◆ WORK INSTRUCTIONS ◆
Pictures in the entries below are excluded; copy only the lines from the one containing "Give me the Plotly source for this chart." to the one containing "import plotly.graph_objects as go", both included.

◆ RECORDED DATA ◆
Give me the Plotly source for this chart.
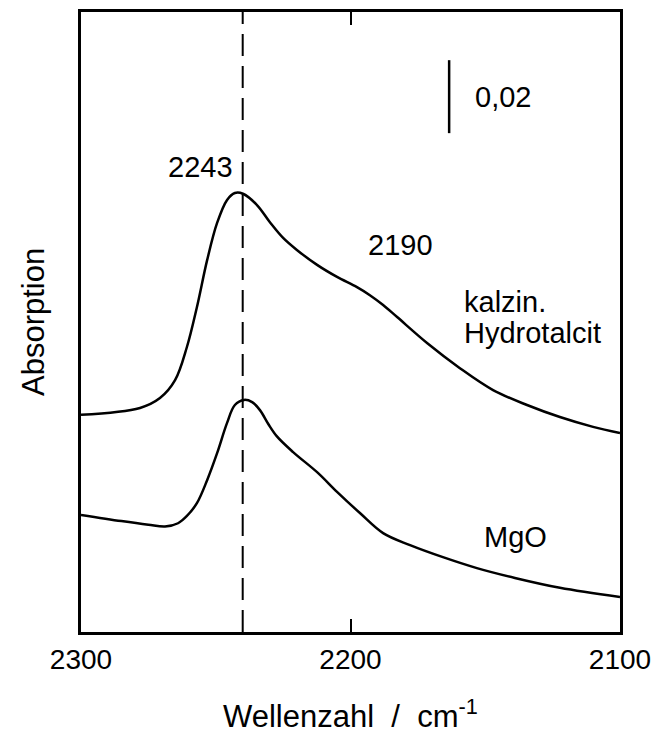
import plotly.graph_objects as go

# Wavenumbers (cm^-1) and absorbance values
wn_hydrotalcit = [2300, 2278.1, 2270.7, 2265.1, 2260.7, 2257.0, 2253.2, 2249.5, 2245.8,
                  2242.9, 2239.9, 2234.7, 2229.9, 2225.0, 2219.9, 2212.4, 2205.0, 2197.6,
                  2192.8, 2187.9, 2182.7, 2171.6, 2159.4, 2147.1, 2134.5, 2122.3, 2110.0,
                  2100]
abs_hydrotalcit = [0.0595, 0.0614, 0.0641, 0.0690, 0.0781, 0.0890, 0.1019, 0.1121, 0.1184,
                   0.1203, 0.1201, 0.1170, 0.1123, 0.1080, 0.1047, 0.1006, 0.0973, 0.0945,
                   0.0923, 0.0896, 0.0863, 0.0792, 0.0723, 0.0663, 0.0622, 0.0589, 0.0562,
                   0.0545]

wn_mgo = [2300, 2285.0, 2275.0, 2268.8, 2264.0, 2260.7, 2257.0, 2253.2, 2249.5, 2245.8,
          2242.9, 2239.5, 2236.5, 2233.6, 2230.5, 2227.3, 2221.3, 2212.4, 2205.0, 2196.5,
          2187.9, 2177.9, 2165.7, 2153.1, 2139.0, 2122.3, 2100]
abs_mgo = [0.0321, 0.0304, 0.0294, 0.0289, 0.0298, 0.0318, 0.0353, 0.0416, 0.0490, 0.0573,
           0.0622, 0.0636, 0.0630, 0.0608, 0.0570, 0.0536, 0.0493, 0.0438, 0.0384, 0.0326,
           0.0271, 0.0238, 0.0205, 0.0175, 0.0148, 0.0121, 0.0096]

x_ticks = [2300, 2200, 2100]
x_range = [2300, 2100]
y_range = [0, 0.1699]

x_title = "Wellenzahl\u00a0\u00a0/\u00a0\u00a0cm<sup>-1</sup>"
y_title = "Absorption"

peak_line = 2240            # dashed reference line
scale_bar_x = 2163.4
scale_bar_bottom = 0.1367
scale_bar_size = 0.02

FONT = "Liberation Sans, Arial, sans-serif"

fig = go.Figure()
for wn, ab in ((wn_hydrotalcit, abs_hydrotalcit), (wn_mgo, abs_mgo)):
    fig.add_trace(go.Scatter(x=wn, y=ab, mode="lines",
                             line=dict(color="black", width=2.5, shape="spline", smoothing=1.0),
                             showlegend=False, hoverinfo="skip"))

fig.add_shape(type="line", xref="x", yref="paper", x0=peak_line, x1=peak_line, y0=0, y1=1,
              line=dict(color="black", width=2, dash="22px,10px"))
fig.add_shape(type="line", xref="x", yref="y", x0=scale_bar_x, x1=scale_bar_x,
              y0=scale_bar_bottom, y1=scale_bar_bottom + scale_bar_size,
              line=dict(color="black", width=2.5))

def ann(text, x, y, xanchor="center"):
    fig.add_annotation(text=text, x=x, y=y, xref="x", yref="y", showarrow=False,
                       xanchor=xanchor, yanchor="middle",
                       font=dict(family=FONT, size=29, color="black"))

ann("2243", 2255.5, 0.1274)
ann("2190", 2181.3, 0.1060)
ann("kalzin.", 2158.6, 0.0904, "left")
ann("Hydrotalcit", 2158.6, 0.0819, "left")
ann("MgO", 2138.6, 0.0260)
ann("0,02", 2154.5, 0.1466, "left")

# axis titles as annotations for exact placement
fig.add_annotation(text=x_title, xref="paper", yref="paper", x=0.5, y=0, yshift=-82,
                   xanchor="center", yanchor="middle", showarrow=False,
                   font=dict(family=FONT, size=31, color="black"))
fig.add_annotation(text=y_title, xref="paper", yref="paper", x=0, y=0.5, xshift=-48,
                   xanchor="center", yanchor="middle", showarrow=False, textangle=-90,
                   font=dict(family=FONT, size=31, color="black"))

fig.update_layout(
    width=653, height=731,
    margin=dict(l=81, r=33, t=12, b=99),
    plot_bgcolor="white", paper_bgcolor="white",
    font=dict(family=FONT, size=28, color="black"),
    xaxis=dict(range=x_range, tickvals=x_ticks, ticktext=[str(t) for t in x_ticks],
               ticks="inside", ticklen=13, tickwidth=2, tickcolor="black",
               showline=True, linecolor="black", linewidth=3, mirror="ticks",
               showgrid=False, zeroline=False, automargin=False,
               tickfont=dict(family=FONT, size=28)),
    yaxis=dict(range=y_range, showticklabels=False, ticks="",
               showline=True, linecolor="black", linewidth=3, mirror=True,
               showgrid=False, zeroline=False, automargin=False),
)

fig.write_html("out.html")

...

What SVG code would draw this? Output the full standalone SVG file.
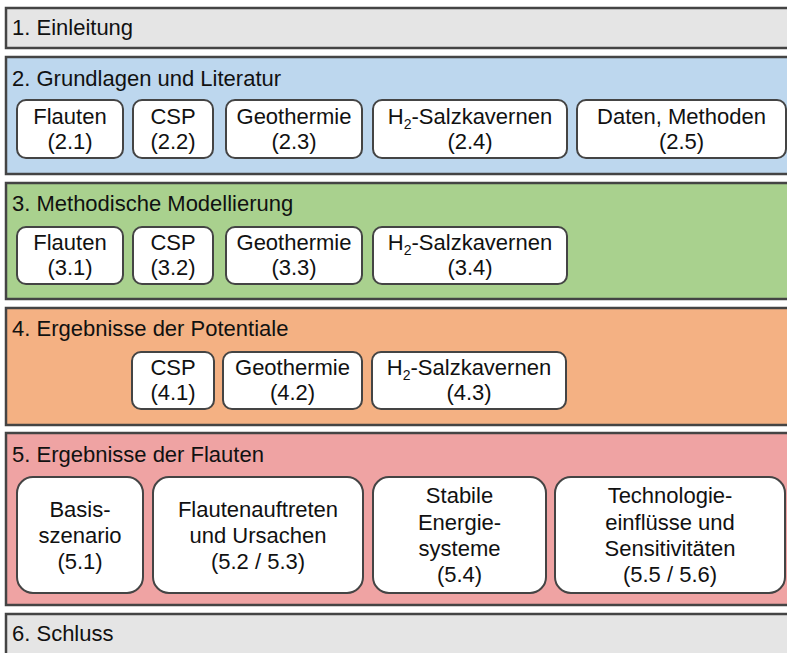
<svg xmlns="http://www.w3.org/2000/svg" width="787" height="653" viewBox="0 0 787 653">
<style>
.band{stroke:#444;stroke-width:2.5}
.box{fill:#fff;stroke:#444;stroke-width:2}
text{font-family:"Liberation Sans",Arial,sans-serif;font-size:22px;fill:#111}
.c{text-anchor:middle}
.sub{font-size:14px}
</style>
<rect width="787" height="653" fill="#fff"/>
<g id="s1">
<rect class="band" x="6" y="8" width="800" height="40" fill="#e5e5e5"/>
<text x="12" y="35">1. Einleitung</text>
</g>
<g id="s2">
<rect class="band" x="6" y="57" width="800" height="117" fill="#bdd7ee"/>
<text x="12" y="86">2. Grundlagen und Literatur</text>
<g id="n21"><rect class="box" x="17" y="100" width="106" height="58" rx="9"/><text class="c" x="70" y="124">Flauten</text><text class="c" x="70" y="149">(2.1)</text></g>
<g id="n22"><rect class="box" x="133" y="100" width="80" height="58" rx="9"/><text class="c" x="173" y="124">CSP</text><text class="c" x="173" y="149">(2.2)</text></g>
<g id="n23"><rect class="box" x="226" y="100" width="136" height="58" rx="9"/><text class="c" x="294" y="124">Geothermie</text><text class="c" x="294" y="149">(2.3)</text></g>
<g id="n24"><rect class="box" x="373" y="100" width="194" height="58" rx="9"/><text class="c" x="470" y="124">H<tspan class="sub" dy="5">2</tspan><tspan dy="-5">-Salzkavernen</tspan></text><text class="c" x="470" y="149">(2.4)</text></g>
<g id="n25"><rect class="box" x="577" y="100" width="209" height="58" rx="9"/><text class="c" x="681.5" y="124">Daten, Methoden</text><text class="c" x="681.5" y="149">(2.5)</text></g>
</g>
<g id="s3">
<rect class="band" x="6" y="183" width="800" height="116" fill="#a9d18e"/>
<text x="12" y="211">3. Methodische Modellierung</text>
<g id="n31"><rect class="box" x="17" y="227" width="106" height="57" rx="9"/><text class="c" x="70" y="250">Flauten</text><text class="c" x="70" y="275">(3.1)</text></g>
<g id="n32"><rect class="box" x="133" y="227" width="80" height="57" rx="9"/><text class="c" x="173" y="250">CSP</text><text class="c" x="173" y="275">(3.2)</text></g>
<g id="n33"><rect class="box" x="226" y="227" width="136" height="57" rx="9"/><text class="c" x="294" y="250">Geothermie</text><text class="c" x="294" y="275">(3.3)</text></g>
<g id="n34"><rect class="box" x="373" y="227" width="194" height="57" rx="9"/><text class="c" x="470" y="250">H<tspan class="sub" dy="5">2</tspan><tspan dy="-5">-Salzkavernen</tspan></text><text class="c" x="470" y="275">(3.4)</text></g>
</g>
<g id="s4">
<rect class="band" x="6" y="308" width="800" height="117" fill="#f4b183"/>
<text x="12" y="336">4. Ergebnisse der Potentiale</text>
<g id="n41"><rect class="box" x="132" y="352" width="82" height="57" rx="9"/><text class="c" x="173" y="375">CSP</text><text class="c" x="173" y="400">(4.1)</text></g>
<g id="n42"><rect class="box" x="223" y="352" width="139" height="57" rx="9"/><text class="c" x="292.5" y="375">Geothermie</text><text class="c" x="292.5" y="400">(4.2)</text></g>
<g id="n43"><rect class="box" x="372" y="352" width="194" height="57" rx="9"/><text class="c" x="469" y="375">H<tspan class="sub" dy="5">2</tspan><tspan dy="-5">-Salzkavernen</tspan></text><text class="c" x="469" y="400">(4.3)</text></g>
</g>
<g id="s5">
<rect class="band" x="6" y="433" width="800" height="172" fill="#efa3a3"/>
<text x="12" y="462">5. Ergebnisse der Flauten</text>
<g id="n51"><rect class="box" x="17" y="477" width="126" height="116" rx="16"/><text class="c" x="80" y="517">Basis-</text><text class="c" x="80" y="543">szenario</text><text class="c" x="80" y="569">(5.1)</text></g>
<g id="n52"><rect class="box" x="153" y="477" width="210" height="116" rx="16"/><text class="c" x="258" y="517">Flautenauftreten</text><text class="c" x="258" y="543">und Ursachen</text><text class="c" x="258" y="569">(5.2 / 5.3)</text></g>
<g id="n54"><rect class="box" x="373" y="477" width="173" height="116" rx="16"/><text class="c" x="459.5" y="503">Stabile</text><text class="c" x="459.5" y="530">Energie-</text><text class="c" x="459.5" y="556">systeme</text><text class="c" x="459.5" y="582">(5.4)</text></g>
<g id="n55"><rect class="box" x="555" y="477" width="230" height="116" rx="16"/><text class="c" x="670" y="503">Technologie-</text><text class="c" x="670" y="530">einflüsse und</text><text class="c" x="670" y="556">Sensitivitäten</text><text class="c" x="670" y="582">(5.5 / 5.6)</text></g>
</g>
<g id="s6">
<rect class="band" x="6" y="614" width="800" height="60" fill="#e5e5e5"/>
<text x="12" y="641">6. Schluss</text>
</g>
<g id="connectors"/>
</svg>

==

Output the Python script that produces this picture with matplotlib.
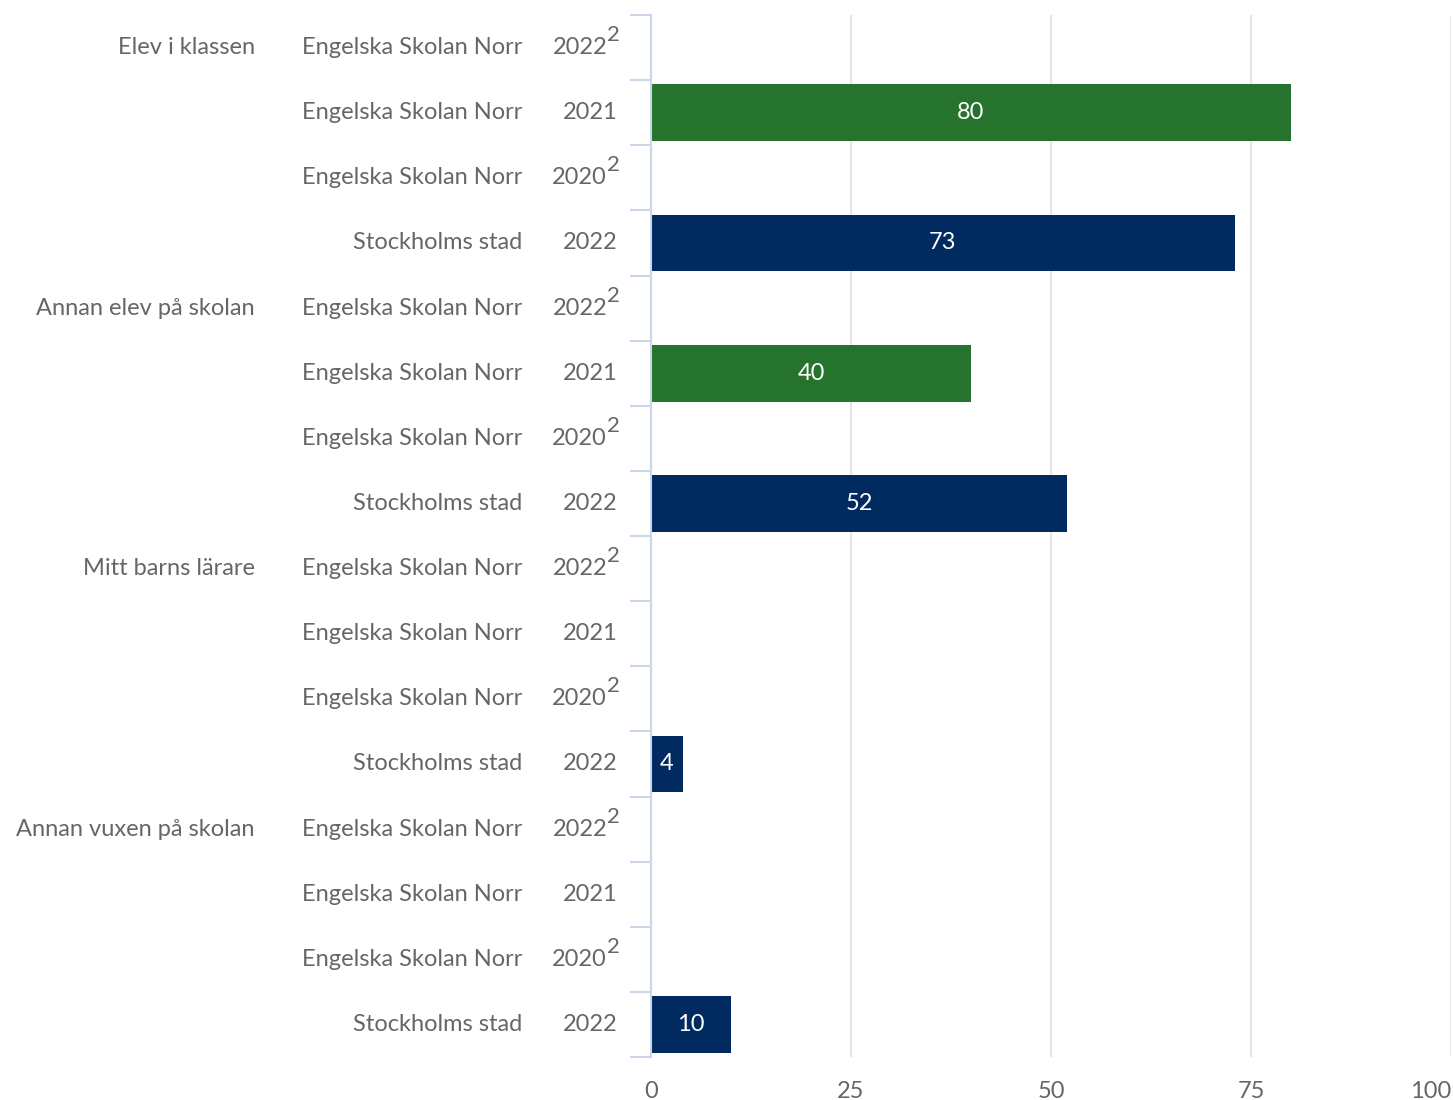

◆ REPLY ◆
Give me the Plotly source for this chart.
import plotly.graph_objects as go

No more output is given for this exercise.